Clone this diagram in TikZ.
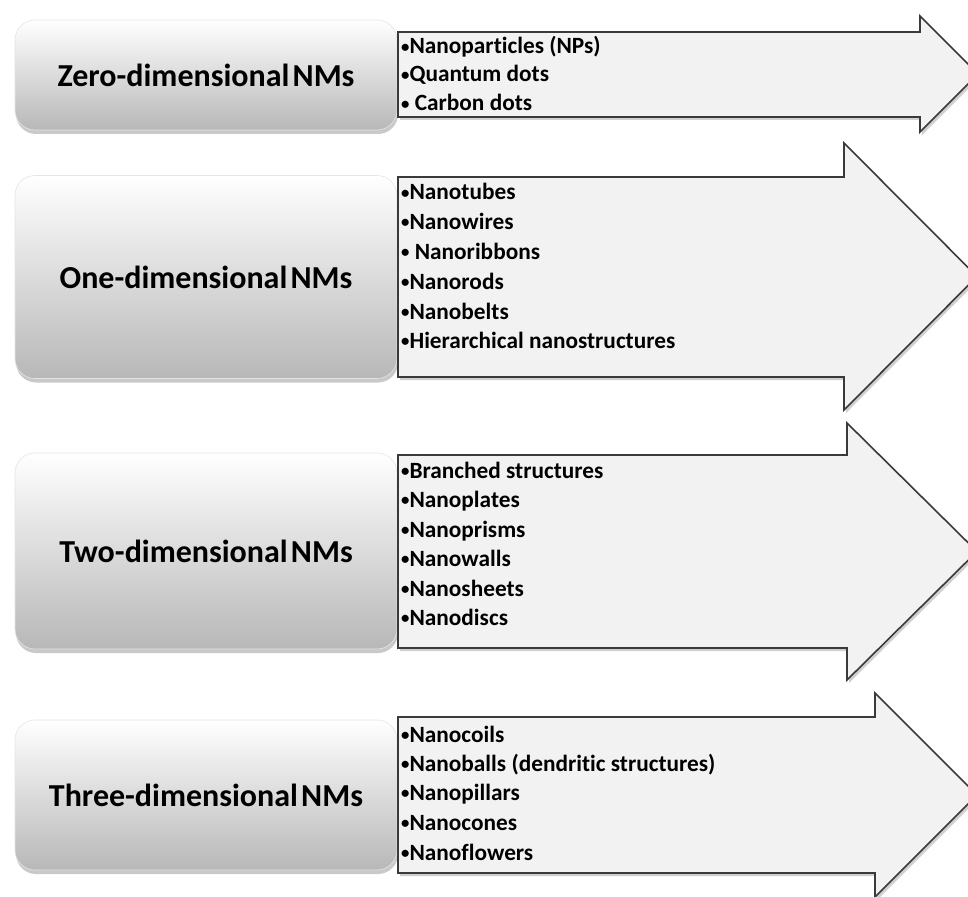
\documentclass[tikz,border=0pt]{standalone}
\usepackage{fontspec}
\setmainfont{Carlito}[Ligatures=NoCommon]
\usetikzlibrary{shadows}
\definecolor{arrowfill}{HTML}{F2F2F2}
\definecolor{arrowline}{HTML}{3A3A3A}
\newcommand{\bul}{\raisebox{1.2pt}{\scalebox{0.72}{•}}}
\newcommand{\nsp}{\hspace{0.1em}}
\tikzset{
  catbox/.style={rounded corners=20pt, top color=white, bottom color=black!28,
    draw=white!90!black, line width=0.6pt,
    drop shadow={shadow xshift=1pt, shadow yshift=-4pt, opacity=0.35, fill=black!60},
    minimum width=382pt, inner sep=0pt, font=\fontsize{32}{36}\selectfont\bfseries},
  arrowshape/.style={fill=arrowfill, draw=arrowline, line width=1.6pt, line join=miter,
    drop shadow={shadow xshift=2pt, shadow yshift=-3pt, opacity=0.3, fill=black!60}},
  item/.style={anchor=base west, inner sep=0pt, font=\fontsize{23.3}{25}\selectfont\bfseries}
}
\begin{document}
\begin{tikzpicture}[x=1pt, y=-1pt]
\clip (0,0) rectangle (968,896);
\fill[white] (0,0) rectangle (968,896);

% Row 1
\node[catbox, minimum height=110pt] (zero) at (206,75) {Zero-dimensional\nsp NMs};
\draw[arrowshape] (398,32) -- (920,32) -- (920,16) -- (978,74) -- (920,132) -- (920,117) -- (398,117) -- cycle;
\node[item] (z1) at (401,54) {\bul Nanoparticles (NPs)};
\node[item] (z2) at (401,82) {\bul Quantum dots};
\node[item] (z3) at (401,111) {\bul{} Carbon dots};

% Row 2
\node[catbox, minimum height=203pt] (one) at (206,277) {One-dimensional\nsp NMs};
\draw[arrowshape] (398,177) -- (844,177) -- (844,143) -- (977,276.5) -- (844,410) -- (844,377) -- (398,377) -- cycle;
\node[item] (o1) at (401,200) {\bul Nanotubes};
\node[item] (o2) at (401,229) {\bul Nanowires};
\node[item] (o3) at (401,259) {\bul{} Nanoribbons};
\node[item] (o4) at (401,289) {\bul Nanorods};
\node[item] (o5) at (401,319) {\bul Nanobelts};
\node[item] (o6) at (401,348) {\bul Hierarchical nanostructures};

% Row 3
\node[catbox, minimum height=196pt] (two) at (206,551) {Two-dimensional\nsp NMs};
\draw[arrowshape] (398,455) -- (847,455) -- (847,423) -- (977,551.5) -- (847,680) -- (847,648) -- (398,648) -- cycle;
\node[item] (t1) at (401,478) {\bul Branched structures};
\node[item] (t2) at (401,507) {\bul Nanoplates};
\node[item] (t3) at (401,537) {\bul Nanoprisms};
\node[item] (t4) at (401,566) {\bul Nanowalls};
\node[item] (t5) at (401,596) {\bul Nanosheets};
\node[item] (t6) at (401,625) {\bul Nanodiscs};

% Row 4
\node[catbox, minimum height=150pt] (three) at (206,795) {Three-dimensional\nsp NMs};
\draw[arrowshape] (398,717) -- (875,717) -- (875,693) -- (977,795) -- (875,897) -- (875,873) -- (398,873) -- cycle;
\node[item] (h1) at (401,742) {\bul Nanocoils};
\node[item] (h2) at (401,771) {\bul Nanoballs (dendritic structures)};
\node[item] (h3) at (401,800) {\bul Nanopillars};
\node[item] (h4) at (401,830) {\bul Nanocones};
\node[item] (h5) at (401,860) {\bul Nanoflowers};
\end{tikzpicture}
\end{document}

__Task details__:
Except for the pictures, give all the material above again verbatim.

__Response to the exercise__:
Clone this diagram in TikZ.
\documentclass[tikz,border=0pt]{standalone}
\usepackage{fontspec}
\setmainfont{Carlito}[Ligatures=NoCommon]
\usetikzlibrary{shadows}
\definecolor{arrowfill}{HTML}{F2F2F2}
\definecolor{arrowline}{HTML}{3A3A3A}
\newcommand{\bul}{\raisebox{1.2pt}{\scalebox{0.72}{•}}}
\newcommand{\nsp}{\hspace{0.1em}}
\tikzset{
  catbox/.style={rounded corners=20pt, top color=white, bottom color=black!28,
    draw=white!90!black, line width=0.6pt,
    drop shadow={shadow xshift=1pt, shadow yshift=-4pt, opacity=0.35, fill=black!60},
    minimum width=382pt, inner sep=0pt, font=\fontsize{32}{36}\selectfont\bfseries},
  arrowshape/.style={fill=arrowfill, draw=arrowline, line width=1.6pt, line join=miter,
    drop shadow={shadow xshift=2pt, shadow yshift=-3pt, opacity=0.3, fill=black!60}},
  item/.style={anchor=base west, inner sep=0pt, font=\fontsize{23.3}{25}\selectfont\bfseries}
}
\begin{document}
\begin{tikzpicture}[x=1pt, y=-1pt]
\clip (0,0) rectangle (968,896);
\fill[white] (0,0) rectangle (968,896);

% Row 1
\node[catbox, minimum height=110pt] (zero) at (206,75) {Zero-dimensional\nsp NMs};
\draw[arrowshape] (398,32) -- (920,32) -- (920,16) -- (978,74) -- (920,132) -- (920,117) -- (398,117) -- cycle;
\node[item] (z1) at (401,54) {\bul Nanoparticles (NPs)};
\node[item] (z2) at (401,82) {\bul Quantum dots};
\node[item] (z3) at (401,111) {\bul{} Carbon dots};

% Row 2
\node[catbox, minimum height=203pt] (one) at (206,277) {One-dimensional\nsp NMs};
\draw[arrowshape] (398,177) -- (844,177) -- (844,143) -- (977,276.5) -- (844,410) -- (844,377) -- (398,377) -- cycle;
\node[item] (o1) at (401,200) {\bul Nanotubes};
\node[item] (o2) at (401,229) {\bul Nanowires};
\node[item] (o3) at (401,259) {\bul{} Nanoribbons};
\node[item] (o4) at (401,289) {\bul Nanorods};
\node[item] (o5) at (401,319) {\bul Nanobelts};
\node[item] (o6) at (401,348) {\bul Hierarchical nanostructures};

% Row 3
\node[catbox, minimum height=196pt] (two) at (206,551) {Two-dimensional\nsp NMs};
\draw[arrowshape] (398,455) -- (847,455) -- (847,423) -- (977,551.5) -- (847,680) -- (847,648) -- (398,648) -- cycle;
\node[item] (t1) at (401,478) {\bul Branched structures};
\node[item] (t2) at (401,507) {\bul Nanoplates};
\node[item] (t3) at (401,537) {\bul Nanoprisms};
\node[item] (t4) at (401,566) {\bul Nanowalls};
\node[item] (t5) at (401,596) {\bul Nanosheets};
\node[item] (t6) at (401,625) {\bul Nanodiscs};

% Row 4
\node[catbox, minimum height=150pt] (three) at (206,795) {Three-dimensional\nsp NMs};
\draw[arrowshape] (398,717) -- (875,717) -- (875,693) -- (977,795) -- (875,897) -- (875,873) -- (398,873) -- cycle;
\node[item] (h1) at (401,742) {\bul Nanocoils};
\node[item] (h2) at (401,771) {\bul Nanoballs (dendritic structures)};
\node[item] (h3) at (401,800) {\bul Nanopillars};
\node[item] (h4) at (401,830) {\bul Nanocones};
\node[item] (h5) at (401,860) {\bul Nanoflowers};
\end{tikzpicture}
\end{document}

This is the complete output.